Dato che la guerra civile, cinematograficamente parlando, all’interno del MCU è già avvenuta in maniera drasticamente ridotta, nel 2016 in Captain America: Civil War, era lecito (e logico) aspettarsi l’introduzione dei T-Bolts come conseguenza al film dei fratelli Russo. Tuttavia Kevin Feige e soci avevano altri piani e i cosiddetti Accordi di Sokovia (l’atto di registrazione dei superumani) vennero messi nel cassetto durante gli avvenimenti di Avengers: Infinity War. A conti fatti, negli anni la presenza dei Thunderbolts nel grande disegno realizzato dai Marvel Studios non serviva affatto. Ma si sa, il cinema e i fumetti a volte vanno a braccetto, ma spesso e volentieri tendono a distanziarsi. Fu così che nel giugno del 2022, durante il Comic-Con di San Diego, la Casa delle Idee annunciò Thunderbolts* (rigorosamente con l’asterisco, anche se fu inserito nel titolo successivamente), trentaseiesimo film del Marvel Cinematic Universe, ultimo della Fase Cinque, per la regia di Jake Schreier e in uscita nel 2025.

Da quello che possiamo percepire dai trailer di questo nuovo prodotto, sarà la Contessa Valentina Allegra de Fontaine (già vista in svariati prodotti della Fase Quattro) ad assemblare il gruppo per una missione apparentemente impossibile. Tuttavia i personaggi che compongono questo strano ensemble non sono propriamente dei villain, sebbene alcuni di loro abbiano un passato alquanto discutibile. Anzi, si potrebbe tranquillamente affermare che si tratta principalmente di una squadra di anti-eroi, ovvero persone decisamente borderline che agiscono dentro al sottile confine che regna tra bene e male. Tra questi troviamo l’onnipresente Bucky Barnes (Sebastian Stan): con un passato da cattivo nei panni del Soldato d’Inverno, l’ex migliore amico di Steve Rogers negli anni ha avuto un ottimo percorso di redenzione, fino a farlo diventare uno dei personaggi più iconici del MCU. A fargli da spalla troviamo tre personaggi provenienti dal deprecabile Black Widow di Cate Shortland uscito nel 2021. Yelena Belova (Florence Pugh), ovvero la nuova Vedova Nera, Alexei Shostakov (David Harbour), alias Red Guardian e Taskmaster (Olga Kurylenko). A chiudere il cerchio (o meglio, le punte dell’asterisco), troviamo una rediviva Ghost (Hannah-John Kamen) già vista in Ant-Man and The Wasp (2018) e l’ex Captain America, ora U.S. Agent, John Walker (Wyatt Russell). Quest’ultimo, al netto di quello raccontato durante gli eventi di The Falcon and The Winter Soldier, è forse l’unico vero personaggio “negativo” del gruppo. Tre supersoldati, un’assassina, un mercenario capace di replicare i movimenti degli avversari ed un essere etereo: tutti loro uniti contro un nemico apparentemente invincibile in quella che, sembrerebbe, una missione ad alto rischio. Un canovaccio narrativo proposto anche nella controparte a marchio DC Comics diretta da David Ayer nel 2016, il pessimo Suicide Squad. Insomma, non un bel biglietto da visita.
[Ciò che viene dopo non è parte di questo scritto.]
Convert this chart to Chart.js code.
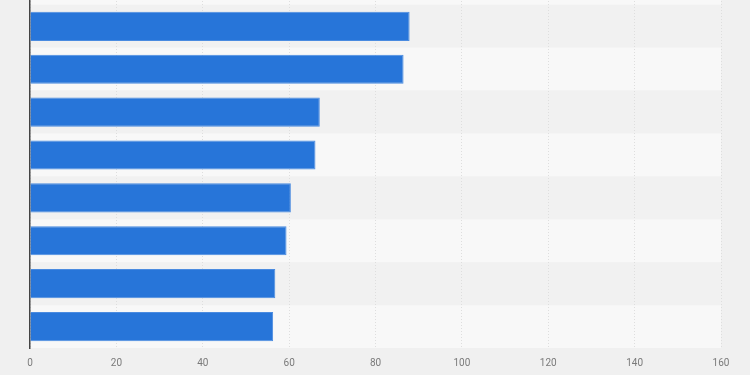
<!DOCTYPE html>
<html>
<head>
<meta charset="utf-8">
<script src="https://cdn.jsdelivr.net/npm/chart.js@4/dist/chart.umd.min.js"></script>
<style>
  html, body { margin: 0; padding: 0; background: #f0f0f0; overflow: hidden; width: 750px; height: 375px; }
  #wrap { position: absolute; left: 0; top: -38px; width: 750px; height: 413px; }
</style>
</head>
<body>
<div id="wrap"><canvas id="chart" width="750" height="413"></canvas></div>
<script>
// rows top to bottom; first row is only partly visible at the top edge
const categories = ['Row 0', 'Row 1', 'Row 2', 'Row 3', 'Row 4', 'Row 5', 'Row 6', 'Row 7', 'Row 8'];
const values = [null, 87.9, 86.5, 67.1, 66.1, 60.4, 59.4, 56.8, 56.3];
const xTicks = [0, 20, 40, 60, 80, 100, 120, 140, 160];

// alternating row bands behind the bars
const stripes = {
  id: 'stripes',
  beforeDraw(chart) {
    const { ctx, chartArea, scales } = chart;
    const y = scales.y;
    const step = (chartArea.bottom - chartArea.top) / categories.length;
    ctx.save();
    categories.forEach((c, i) => {
      const mid = y.getPixelForValue(i);
      ctx.fillStyle = i % 2 === 1 ? '#f1f1f1' : '#f8f8f8';
      ctx.fillRect(chartArea.left, mid - step / 2, chartArea.right - chartArea.left, step);
    });
    ctx.restore();
  }
};

new Chart(document.getElementById('chart'), {
  type: 'bar',
  data: {
    labels: categories,
    datasets: [{
      data: values,
      backgroundColor: '#2775d9',
      borderColor: '#4a8be0',
      borderWidth: 1,
      borderSkipped: 'start',
      barPercentage: 0.68,
      categoryPercentage: 1,
    }],
  },
  options: {
    indexAxis: 'y',
    responsive: false,
    animation: false,
    layout: { padding: { left: 0, right: 29, top: 0, bottom: 0 } },
    plugins: {
      legend: { display: false },
      tooltip: { enabled: false },
    },
    scales: {
      x: {
        min: 0,
        max: 160,
        afterBuildTicks: (axis) => { axis.ticks = xTicks.map(v => ({ value: v })); },
        afterFit: (axis) => { axis.height = 27; },
        ticks: { color: '#7a7a7a', font: { family: 'Roboto', size: 10 }, padding: 9 },
        grid: { color: '#dedede', borderDash: [1, 2], drawTicks: false, lineWidth: 1 },
        border: { display: false, dash: [1, 2] },
      },
      y: {
        afterFit: (axis) => { axis.width = 30; },
        ticks: { display: false },
        grid: { display: false, drawTicks: false },
        border: { display: true, color: '#444', width: 1.5 },
      },
    },
  },
  plugins: [stripes],
});
</script>
</body>
</html>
Se Thunderbolts* sarà un successo commerciale oppure l’ennesimo tonfo made in Marvel Studios non ci è dato saperlo, dovremo aspettare il 30 aprile per un giudizio definitivo. Quello che è certo è che la natura fumettistica dei T-Bolts è spietata, violenta e corrotta e che difficilmente il lato estremo del team (soprattutto nel periodo Ellis-Deodato Jr) verrà riproposta al cinema. Non si può parlare di cattivi nel vero senso della parola, ma solo ed esclusivamente di personaggi al limite della legalità, a conferma del fatto che per vedere una versione virulenta ed oscura dei T-Bolts ci sarà tempo e modo. Si può solamente sperare che l’ambiguità di un supergruppo così variegato venga a galla, proponendo al grande pubblico il sempreverde dualismo tra bene e male. D’altronde è risaputo, ai buoni si vuol bene ma poi si fa il tifo per i cattivi.